INFORMATION SUPPLIED
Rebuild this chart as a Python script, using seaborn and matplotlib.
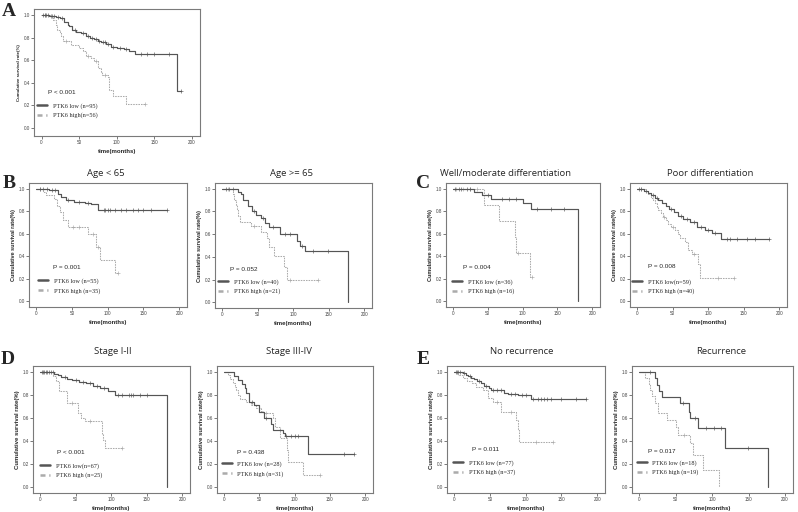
import matplotlib

matplotlib.use("Agg")
import matplotlib.pyplot as plt
from matplotlib.lines import Line2D
import numpy as np
import seaborn as sns

sns.set_style("ticks")
plt.rcParams["font.family"] = ["Liberation Sans", "DejaVu Sans"]

W, H = 798, 512
LOW_COLOR = "#555555"
HIGH_COLOR = "#ababab"

# ---- data: Kaplan-Meier steps (event time, survival after), censor times ----
# A: all patients
a_low_t = [10, 19, 24, 30, 35, 37, 41, 46, 52, 59, 64, 70, 75, 79, 86, 92, 101, 110, 117, 124, 180]
a_low_s = [0.99, 0.98, 0.97, 0.94, 0.91, 0.90, 0.87, 0.85, 0.84, 0.81, 0.80, 0.79, 0.77, 0.76, 0.74, 0.72, 0.71, 0.70, 0.68, 0.655, 0.33]
a_low_c = [2, 4, 6, 8, 12, 14, 16, 22, 27, 44, 55, 62, 67, 72, 77, 82, 84, 88, 95, 105, 113, 132, 141, 150, 170, 186]
a_high_t = [12, 15, 19, 21, 24, 26, 28, 39, 50, 55, 59, 66, 70, 75, 79, 81, 88, 90, 95, 112]
a_high_s = [0.985, 0.96, 0.91, 0.87, 0.84, 0.81, 0.77, 0.735, 0.71, 0.68, 0.64, 0.62, 0.59, 0.53, 0.50, 0.47, 0.45, 0.34, 0.28, 0.21]
a_high_c = [5, 33, 62, 73, 85, 138]

# B: Age < 65
b1_low_t = [18, 30, 35, 42, 53, 68, 77, 86]
b1_low_s = [0.985, 0.955, 0.925, 0.90, 0.885, 0.875, 0.865, 0.81]
b1_low_c = [5, 10, 15, 22, 26, 45, 60, 72, 95, 97, 100, 103, 110, 118, 125, 135, 142, 150, 160, 183]
b1_high_t = [9, 14, 25, 29, 33, 37, 45, 72, 84, 89, 110]
b1_high_s = [0.97, 0.94, 0.91, 0.85, 0.79, 0.72, 0.66, 0.60, 0.48, 0.365, 0.25]
b1_high_c = [5, 52, 60, 80, 86, 114]

# B: Age >= 65
b2_low_t = [22, 27, 30, 36, 42, 48, 55, 60, 66, 82, 106, 110, 117, 177]
b2_low_s = [0.975, 0.95, 0.90, 0.85, 0.80, 0.77, 0.74, 0.70, 0.66, 0.60, 0.54, 0.50, 0.45, 0.0]
b2_low_c = [5, 10, 15, 45, 58, 72, 88, 95, 112, 128, 149]
b2_high_t = [15, 17, 19, 21, 23, 25, 40, 55, 63, 66, 73, 87, 91]
b2_high_s = [0.95, 0.90, 0.86, 0.81, 0.76, 0.71, 0.67, 0.62, 0.57, 0.49, 0.41, 0.31, 0.20]
b2_high_c = [8, 45, 95, 135]

# C: well/moderate differentiation
c1_low_t = [30, 42, 55, 100, 112, 179]
c1_low_s = [0.97, 0.94, 0.91, 0.87, 0.82, 0.0]
c1_low_c = [3, 8, 12, 20, 25, 50, 70, 80, 90, 120, 140, 160]
c1_high_t = [45, 66, 89, 91, 110]
c1_high_s = [0.857, 0.714, 0.571, 0.43, 0.215]
c1_high_c = [5, 15, 25, 35, 93, 113]

# C: poor differentiation
c2_low_t = [10, 15, 20, 25, 30, 35, 40, 45, 52, 58, 65, 75, 85, 95, 105, 118]
c2_low_s = [0.98, 0.96, 0.94, 0.92, 0.90, 0.87, 0.85, 0.82, 0.79, 0.76, 0.73, 0.70, 0.66, 0.63, 0.61, 0.55]
c2_low_c = [3, 5, 12, 22, 28, 48, 62, 70, 80, 90, 100, 110, 126, 131, 140, 155, 166, 185]
c2_high_t = [12, 15, 20, 22, 25, 28, 30, 33, 36, 40, 44, 48, 53, 57, 61, 68, 72, 77, 86, 89]
c2_high_s = [0.975, 0.95, 0.92, 0.90, 0.87, 0.84, 0.81, 0.78, 0.75, 0.72, 0.69, 0.66, 0.63, 0.60, 0.56, 0.53, 0.46, 0.42, 0.33, 0.21]
c2_high_c = [5, 38, 50, 80, 114, 136]

# D: stage I-II
d1_low_t = [20, 25, 30, 38, 45, 55, 65, 75, 85, 95, 106, 178]
d1_low_s = [0.985, 0.97, 0.955, 0.94, 0.925, 0.91, 0.90, 0.88, 0.86, 0.83, 0.80, 0.0]
d1_low_c = [2, 4, 6, 8, 10, 12, 15, 18, 35, 50, 60, 70, 80, 90, 110, 115, 125, 128, 131, 140, 150]
d1_high_t = [18, 22, 26, 38, 54, 58, 63, 87, 89, 92]
d1_high_s = [0.96, 0.92, 0.83, 0.73, 0.64, 0.60, 0.57, 0.46, 0.41, 0.34]
d1_high_c = [45, 70, 115]

# D: stage III-IV
d2_low_t = [14, 20, 25, 29, 31, 36, 43, 50, 57, 67, 69.5, 84, 86, 119.5]
d2_low_s = [0.964, 0.93, 0.89, 0.86, 0.82, 0.74, 0.71, 0.65, 0.60, 0.55, 0.50, 0.47, 0.44, 0.29]
d2_low_c = [40, 60, 88, 95, 100, 105, 170, 184]
d2_high_t = [5, 8, 12, 15, 17, 19.5, 22, 31, 38.6, 45.7, 53, 55, 69.5, 72, 79, 88.6, 90, 112]
d2_high_s = [0.97, 0.94, 0.90, 0.87, 0.84, 0.80, 0.76, 0.74, 0.71, 0.69, 0.66, 0.64, 0.60, 0.52, 0.43, 0.32, 0.22, 0.11]
d2_high_c = [60, 136]

# E: no recurrence
e1_low_t = [12, 16, 20, 24, 28, 32, 38, 42, 49, 52, 70, 75, 89, 108]
e1_low_s = [0.987, 0.974, 0.96, 0.95, 0.935, 0.92, 0.90, 0.88, 0.86, 0.84, 0.82, 0.81, 0.80, 0.765]
e1_low_c = [2, 4, 6, 8, 14, 22, 35, 45, 55, 60, 65, 80, 85, 95, 100, 110, 117, 122, 125, 130, 135, 150, 170, 185]
e1_high_t = [6, 12, 18, 25, 31, 40, 47, 54, 66, 87, 89, 91]
e1_high_s = [0.97, 0.95, 0.92, 0.90, 0.87, 0.84, 0.77, 0.74, 0.65, 0.58, 0.50, 0.39]
e1_high_c = [60, 80, 115, 138]

# E: recurrence
e2_low_t = [22, 24, 27, 31, 56, 68.5, 69.5, 81, 117, 177]
e2_low_s = [0.944, 0.889, 0.833, 0.78, 0.73, 0.65, 0.60, 0.51, 0.34, 0.0]
e2_low_c = [15, 60, 76, 92, 103, 112, 149]
e2_high_t = [8, 12.7, 15, 18, 21, 26, 37.7, 51, 53.5, 69.4, 74, 87.5, 109]
e2_high_s = [0.947, 0.895, 0.84, 0.79, 0.73, 0.64, 0.58, 0.52, 0.45, 0.38, 0.28, 0.15, 0.0]
e2_high_c = [62]

x_ticks = [0, 50, 100, 150, 200]
y_ticks = [0.0, 0.2, 0.4, 0.6, 0.8, 1.0]


def draw_curve(ax, times, surv, censor, color, ls, lw):
    t_end = max(times[-1], max(censor))
    xs = [0] + list(times) + [t_end]
    ys = [1.0] + list(surv) + [surv[-1]]
    sns.lineplot(x=xs, y=ys, ax=ax, color=color, linestyle=ls, linewidth=lw,
                 drawstyle="steps-post", estimator=None, sort=False)
    levels = np.array([1.0] + list(surv))
    idx = np.searchsorted(np.array(times), np.array(censor), side="right")
    sns.scatterplot(x=censor, y=levels[idx], ax=ax, marker="+", color=color,
                    s=5, linewidth=0.45)


def make_panel(fig, cfg):
    l, t, w, h = cfg["box"]
    ax = fig.add_axes([l / W, 1 - (t + h) / H, w / W, h / H])
    low, high = cfg["data"]
    draw_curve(ax, *high, HIGH_COLOR, (0, (1.5, 1)), 0.75)
    draw_curve(ax, *low, LOW_COLOR, "-", 0.85)

    ax.set_xlim(-10, 211)
    ax.set_ylim(*cfg.get("ylim", (-0.05, 1.05)))
    ax.set_xticks(x_ticks)
    ax.set_yticks(y_ticks)
    ax.set_yticklabels([f"{v:.1f}" for v in y_ticks])
    ax.tick_params(length=2, width=0.5, labelsize=3.3, pad=1, colors="#444444")
    for sp in ax.spines.values():
        sp.set_visible(True)
        sp.set_color("#7a7a7a")
        sp.set_linewidth(0.8)
    ax.set_xlabel("time(months)", fontsize=4.3, fontweight="bold", labelpad=2.5)
    ax.set_ylabel("Cumulative survival rate(%)", fontsize=cfg.get("yl", 4),
                  fontweight="bold", labelpad=2)

    ax.text(*cfg["p_xy"], cfg["p"], transform=ax.transAxes, fontsize=4.6,
            ha="left", va="center")
    handles = [Line2D([], [], color=LOW_COLOR, lw=1.8),
               Line2D([], [], color=HIGH_COLOR, lw=1.8, ls=(0, (2, 1.5)))]
    ax.legend(handles, cfg["labels"], loc="center left",
              bbox_to_anchor=cfg["leg_xy"], frameon=False,
              prop={"family": "Liberation Serif", "size": 4.5},
              handlelength=1.6, handletextpad=0.9, labelspacing=0.6,
              borderaxespad=0, borderpad=0)

    if cfg.get("title"):
        tx, ty = cfg["title_xy"]
        fig.text(tx / W, 1 - ty / H, cfg["title"], ha="center", va="center",
                 fontsize=6.8, family="Open Sans")
    return ax


panels = [
    dict(box=(34, 9, 166, 127), ylim=(-0.07, 1.053), yl=3.2,
         data=((a_low_t, a_low_s, a_low_c), (a_high_t, a_high_s, a_high_c)),
         p="P < 0.001", p_xy=(0.085, 0.34), leg_xy=(0.02, 0.20),
         labels=["PTK6 low (n=95)", "PTK6 high(n=56)"]),
    dict(box=(29, 183, 158, 124), title="Age < 65", title_xy=(106, 174),
         data=((b1_low_t, b1_low_s, b1_low_c), (b1_high_t, b1_high_s, b1_high_c)),
         p="P = 0.001", p_xy=(0.15, 0.32), leg_xy=(0.057, 0.17),
         labels=["PTK6 low (n=55)", "PTK6 high (n=35)"]),
    dict(box=(215, 183, 157, 125), title="Age >= 65", title_xy=(292, 174),
         data=((b2_low_t, b2_low_s, b2_low_c), (b2_high_t, b2_high_s, b2_high_c)),
         p="P = 0.052", p_xy=(0.096, 0.31), leg_xy=(0.02, 0.17),
         labels=["PTK6 low (n=40)", "PTK6 high (n=21)"]),
    dict(box=(446, 183, 154, 124), title="Well/moderate differentiation",
         title_xy=(506, 174),
         data=((c1_low_t, c1_low_s, c1_low_c), (c1_high_t, c1_high_s, c1_high_c)),
         p="P = 0.004", p_xy=(0.11, 0.32), leg_xy=(0.04, 0.165),
         labels=["PTK6 low (n=36)", "PTK6 high (n=16)"]),
    dict(box=(630, 183, 157, 124), title="Poor differentiation", title_xy=(710, 174),
         data=((c2_low_t, c2_low_s, c2_low_c), (c2_high_t, c2_high_s, c2_high_c)),
         p="P = 0.008", p_xy=(0.115, 0.33), leg_xy=(0.013, 0.165),
         labels=["PTK6 low(n=59)", "PTK6 high (n=40)"]),
    dict(box=(33, 366, 157, 127), title="Stage I-II", title_xy=(113, 352), yl=4.3,
         data=((d1_low_t, d1_low_s, d1_low_c), (d1_high_t, d1_high_s, d1_high_c)),
         p="P < 0.001", p_xy=(0.153, 0.32), leg_xy=(0.045, 0.175),
         labels=["PTK6 low(n=67)", "PTK6 high (n=25)"]),
    dict(box=(217, 366, 156, 127), title="Stage III-IV", title_xy=(289, 352), yl=4.3,
         data=((d2_low_t, d2_low_s, d2_low_c), (d2_high_t, d2_high_s, d2_high_c)),
         p="P = 0.438", p_xy=(0.128, 0.32), leg_xy=(0.03, 0.19),
         labels=["PTK6 low (n=28)", "PTK6 high (n=31)"]),
    dict(box=(447, 366, 158, 127), title="No recurrence", title_xy=(522, 352), yl=4.3,
         data=((e1_low_t, e1_low_s, e1_low_c), (e1_high_t, e1_high_s, e1_high_c)),
         p="P = 0.011", p_xy=(0.16, 0.34), leg_xy=(0.04, 0.20),
         labels=["PTK6 low (n=77)", "PTK6 high (n=37)"]),
    dict(box=(632, 366, 161, 127), title="Recurrence", title_xy=(721, 352), yl=4.3,
         data=((e2_low_t, e2_low_s, e2_low_c), (e2_high_t, e2_high_s, e2_high_c)),
         p="P = 0.017", p_xy=(0.10, 0.33), leg_xy=(0.03, 0.20),
         labels=["PTK6 low (n=18)", "PTK6 high (n=19)"]),
]

letters = [("A", 9, 11), ("B", 9, 184), ("C", 423, 184), ("D", 8, 359), ("E", 423, 359)]

fig = plt.figure(figsize=(W / 100, H / 100), dpi=100)
for cfg in panels:
    make_panel(fig, cfg)

for letter, lx, ly in letters:
    fig.text(lx / W, 1 - ly / H, letter, ha="center", va="center", fontsize=14,
             fontweight="bold", family="Liberation Serif")

fig.savefig("out.png", dpi=100, facecolor="white")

TASK DESCRIPTION
Leave out the pictures. Transcribe only the lines above, from the first through the one that contains "b1_high_c = [5, 52, 60, 80, 86, 114]".

ANSWER TO THIS TASK
Rebuild this chart as a Python script, using seaborn and matplotlib.
import matplotlib

matplotlib.use("Agg")
import matplotlib.pyplot as plt
from matplotlib.lines import Line2D
import numpy as np
import seaborn as sns

sns.set_style("ticks")
plt.rcParams["font.family"] = ["Liberation Sans", "DejaVu Sans"]

W, H = 798, 512
LOW_COLOR = "#555555"
HIGH_COLOR = "#ababab"

# ---- data: Kaplan-Meier steps (event time, survival after), censor times ----
# A: all patients
a_low_t = [10, 19, 24, 30, 35, 37, 41, 46, 52, 59, 64, 70, 75, 79, 86, 92, 101, 110, 117, 124, 180]
a_low_s = [0.99, 0.98, 0.97, 0.94, 0.91, 0.90, 0.87, 0.85, 0.84, 0.81, 0.80, 0.79, 0.77, 0.76, 0.74, 0.72, 0.71, 0.70, 0.68, 0.655, 0.33]
a_low_c = [2, 4, 6, 8, 12, 14, 16, 22, 27, 44, 55, 62, 67, 72, 77, 82, 84, 88, 95, 105, 113, 132, 141, 150, 170, 186]
a_high_t = [12, 15, 19, 21, 24, 26, 28, 39, 50, 55, 59, 66, 70, 75, 79, 81, 88, 90, 95, 112]
a_high_s = [0.985, 0.96, 0.91, 0.87, 0.84, 0.81, 0.77, 0.735, 0.71, 0.68, 0.64, 0.62, 0.59, 0.53, 0.50, 0.47, 0.45, 0.34, 0.28, 0.21]
a_high_c = [5, 33, 62, 73, 85, 138]

# B: Age < 65
b1_low_t = [18, 30, 35, 42, 53, 68, 77, 86]
b1_low_s = [0.985, 0.955, 0.925, 0.90, 0.885, 0.875, 0.865, 0.81]
b1_low_c = [5, 10, 15, 22, 26, 45, 60, 72, 95, 97, 100, 103, 110, 118, 125, 135, 142, 150, 160, 183]
b1_high_t = [9, 14, 25, 29, 33, 37, 45, 72, 84, 89, 110]
b1_high_s = [0.97, 0.94, 0.91, 0.85, 0.79, 0.72, 0.66, 0.60, 0.48, 0.365, 0.25]
b1_high_c = [5, 52, 60, 80, 86, 114]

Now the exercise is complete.